I begin November with a simple purchase of five taper candles, to prepare for the upcoming Advent season. For someone who identifies as an empath, it can be extremely difficult to not feel as if it’s Advent all throughout the year, rather than a specific season filled with longing and sorrow before massive celebration. In other words, as I have given myself the title as I am drawn to lament, or as my therapist calls it, drawn to disgust, you can catch me at almost any time feeling some sort of sadness in looking at the state of things; emphasis on the word things being as wide and vast as the noun can encapsulate.
Yet, the candles themselves are named after particular “happy” affectual virtues: hope, faith, joy, and peace. To light them, a symbolism of seeking these virtues out, or rather, to acknowledge their abundant availability in a proverbially lacking world, is quite a tension. For me, the tension builds, as I do not want to feel what seems impossible, even wrong, when so much is in need of rebuilding. Embodying more of the lament, the introspection, and the potential for penance is much more appealing.
And yet, this is the challenge as found in Advent: what does it look like to hold two seemingly opposing emotions in your open hands?
A book has been lingering with me in considering not only biblical texts with troubling content, but also, in applying it to our current context. Rhiannon Graybill writes Texts After Terror, specifically on rape and sexual violence in the Hebrew Bible, providing new avenues to view these “yucky” texts. She argues for a reorientation in reception of these texts, but in interpretation, first argues to “refuse to claim a position of innocence.” In this, she quotes feminist theorist Donna Haraway, to propel us to “stay with the trouble,” opening us up to ambiguity and complexity, holding space “for ambivalence, ambiguity and unknowing, even when we wish for clarity and closure.” While simplifying her argument in her book (and hopefully not misrepresenting), there is this essence of allowing for more imagination of what could come after the trouble as well. This doesn’t erase the trouble, but grants more space, as Sara Ahmed says, to breathe.

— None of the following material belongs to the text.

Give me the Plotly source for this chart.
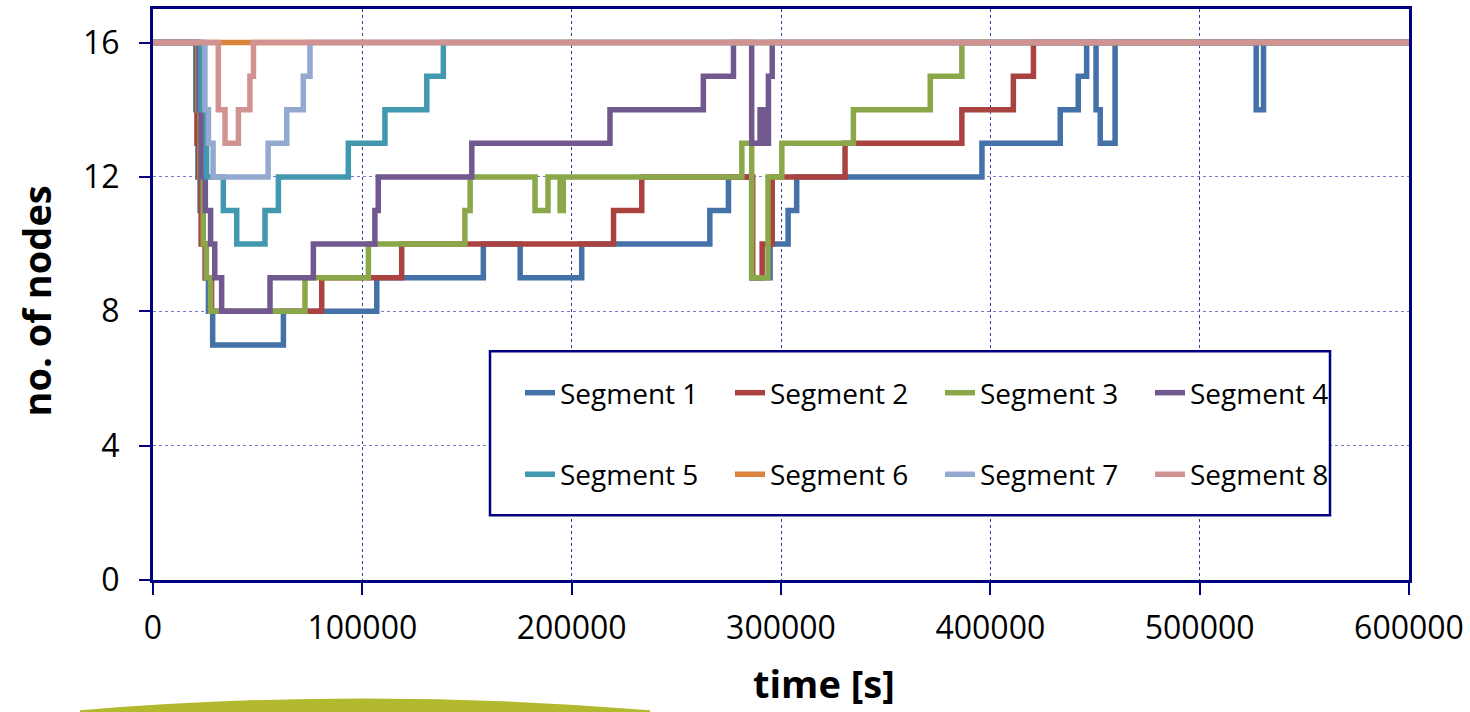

In then, allowing for imaginative possibilities in my own life, in the current world, within the justice system in the United States, and the list goes on and on--moving after from what simply is--there is space that had been previously closed up in order to breathe and dream of radicality. It allows for more. There’s no mistake that one of the key growth areas that many abolitionists point to for those squirming around attempting change is encouraging the curiosity to grow into imagination. There is certainly risk here, and it is worth taking, but surely uncomfortable.
I write this in the wake of a “not-guilty” Kyle Rittenhouse, as I mourn the state of white supremacist necropolitics functioning as created. I write this as white rage brings what was seeming visual progress two steps backwards, revealing the shallowness of previous commitments to change. And while neither of these were too surprising, they still hurt. In the middle of the hurt, it is difficult to imagine something else, an after. And yet, we must.
I write this swimming in the emails of cancelled plans, ourselves saddened by the lack of ritual to close a chapter fully, to even reclaim what was a difficult trip, as my PhD program bookends were both submerged in pandemic pandemonium. We eat gifted monkey bread and struggle to find any of these virtues as a candle calls to be aflame today. To acknowledge the hurt and to struggle while in the practices of more does not take away from the pain, but to allow for open arms that can hold all of it, in whatever fluid states they are found, and to let them be as such. From here is a foundation, space, potential, even.
So the silly candles have become, for me, a practice of radical imagination. What does it mean to imagine and practice hope, faith, joy, and peace, in a world that only wants those things for a certain demographic? What does it look like to make that space in my own individual life, and my own community? Resisting the colonizing tendency innate within me also means that this refusal to claim a position of innocence that Graybill purports, demands I also do the work and follow those who have been doing so; and speaks directly to a repentance that longs, so prevalent in the season of Advent.
May we imagine together such a radical after, a radical future, as a subversive, even queer practice in lighting the candles this Advent season.